Ils concernent surtout des « nébuleuses contestataires », à gauche ou à l’extrême-gauche. Leurs membres sont plutôt issus des classes moyennes et supérieures intellectuelles urbaines, plus sensibles à la lutte contre la société de consommation, les ravages du capitalisme sur la planète et les grandes inégalités incarnées par les 1% les plus riches. Ils diffèrent nettement d’une bonne partie du précariat, en particulier au regard de la situation des saisonniers agricoles. Ainsi, il y a un risque de déposséder le précariat qui vient des composantes populaires, rurales et périurbaines, qui n’a pas nécessairement les mêmes attentes.
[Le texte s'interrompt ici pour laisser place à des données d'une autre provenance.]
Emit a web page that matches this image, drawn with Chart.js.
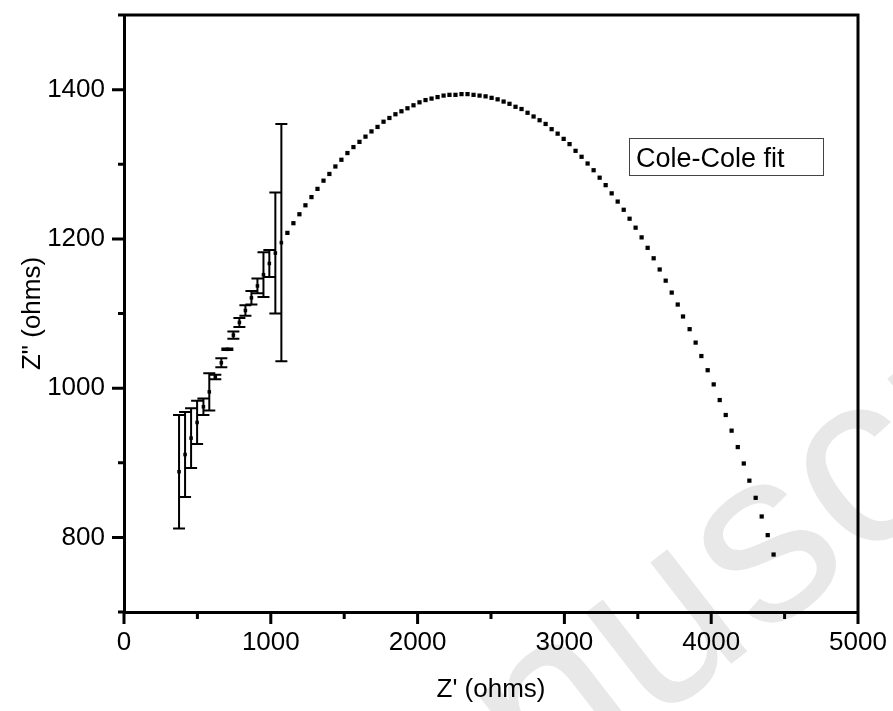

Mais ces approches académiques sont intéressantes. Parce qu’elles nous questionnent sur un aménagement de la protection sociale afin qu’elle soit adaptée à la précarité durable et pas fondée uniquement sur la norme du CDI à temps plein.
Avez-vous une œuvre à conseiller à notre lectorat ?
« Ne plus perdre sa vie à la gagner. » C’est une citation qui ouvre mon livre et que j’ai tirée du blog d’« Elodie N. » sur Mediapart. Pour moi, elle fait la boucle avec l’idée d’un revenu garanti, inconditionnel ou universel. Je ne suis pas certain que ça soit ma proposition politique préférée. Mais je trouve que ce serait une belle chose que de reconnaître une utilité sociale à chacun quoi qu’il fasse et que tout monde ait le droit à un minimum de sécurité économique. Je pense que cela changerait beaucoup la nature des rapports sociaux. J’aime aussi le film Moi, Daniel Blake de Ken Loach ainsi que La Loi du marché et En Guerre de Vincent Lindon.